Siberian Mennonites extend welcome to visiting Americans
Freedom has done what the Soviet Communists couldn't: "In the Germanic language family, Plautdiitsch claims a special place. Its long isolation from other German dialects and its close contacts have given it a specific character, which to some extent can be compared to that of Yiddish. The Plautdiitsch language, the sole descendant from the many West Prussian Low German dialects once spoken in the Weichsel delta area, is now spoken by Mennonites in many countries and has partly taken over the religious factor as the main identity marker. It is a pity that a language, that managed to survive centuries of isolation and many years of prohibition, should now disappear where it has long had its most speakers - in Siberia. The increasing emigration to Germany has left many Mennonite villages russified more than decades of Soviet Russification policy could accomplish. The Plautdiitsch speakers who choose to stay find it more and more difficult to provide their children with a Plautdiitsch speaking environment, and in the long run it must be feared the language will lose much ground to Russian. In Germany, the children of Russian Mennonite immigrants will almost certainly only have passive knowledge of Plautdiitsch.

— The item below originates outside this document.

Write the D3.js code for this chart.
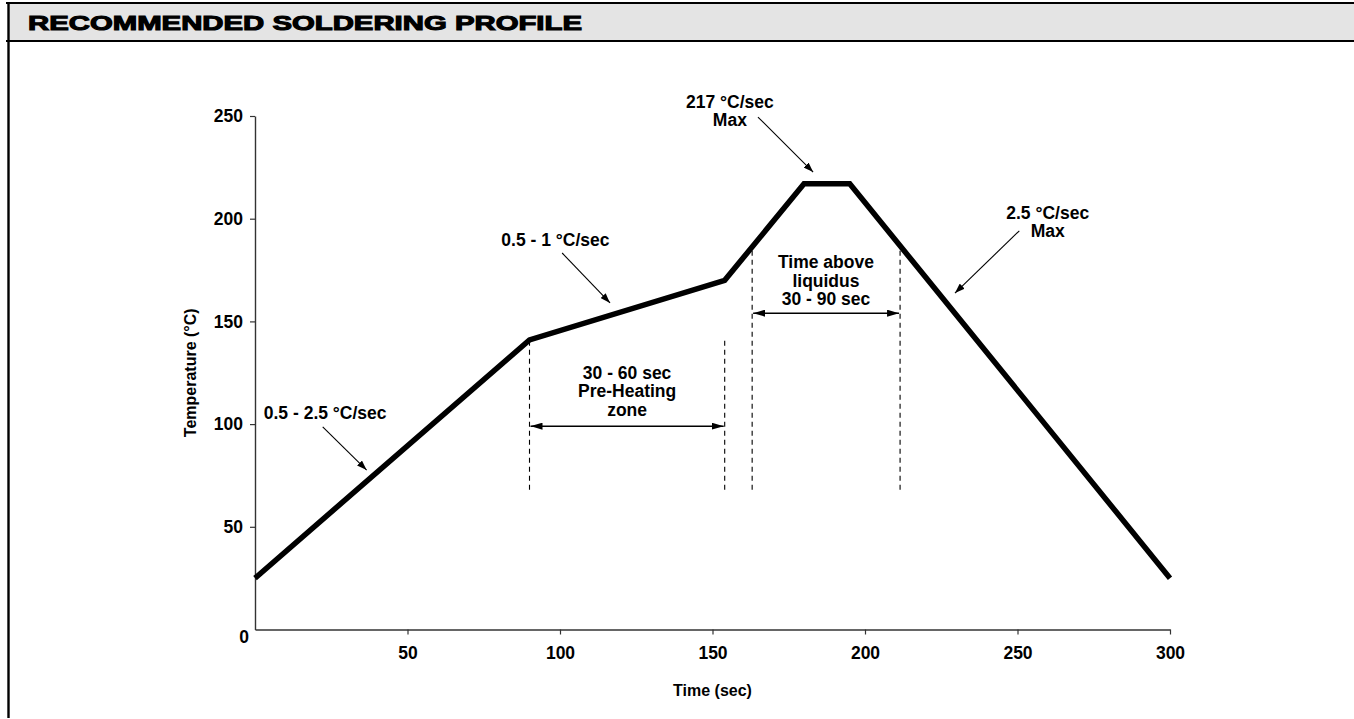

One can only hope the language will survive in North America and in the isolated colonies in South America, where a revival can be observed." From the article "Plautdietsch, a Germanic language related to Dutch and Frisian, spoken in Siberia"
Canada has a Plattdeutsch radio station. You can listen here--pod cast. I listened to a poem in Plattdeutsch from Russia, and the rhythm was definitely Russian/Slavic; this sounds English.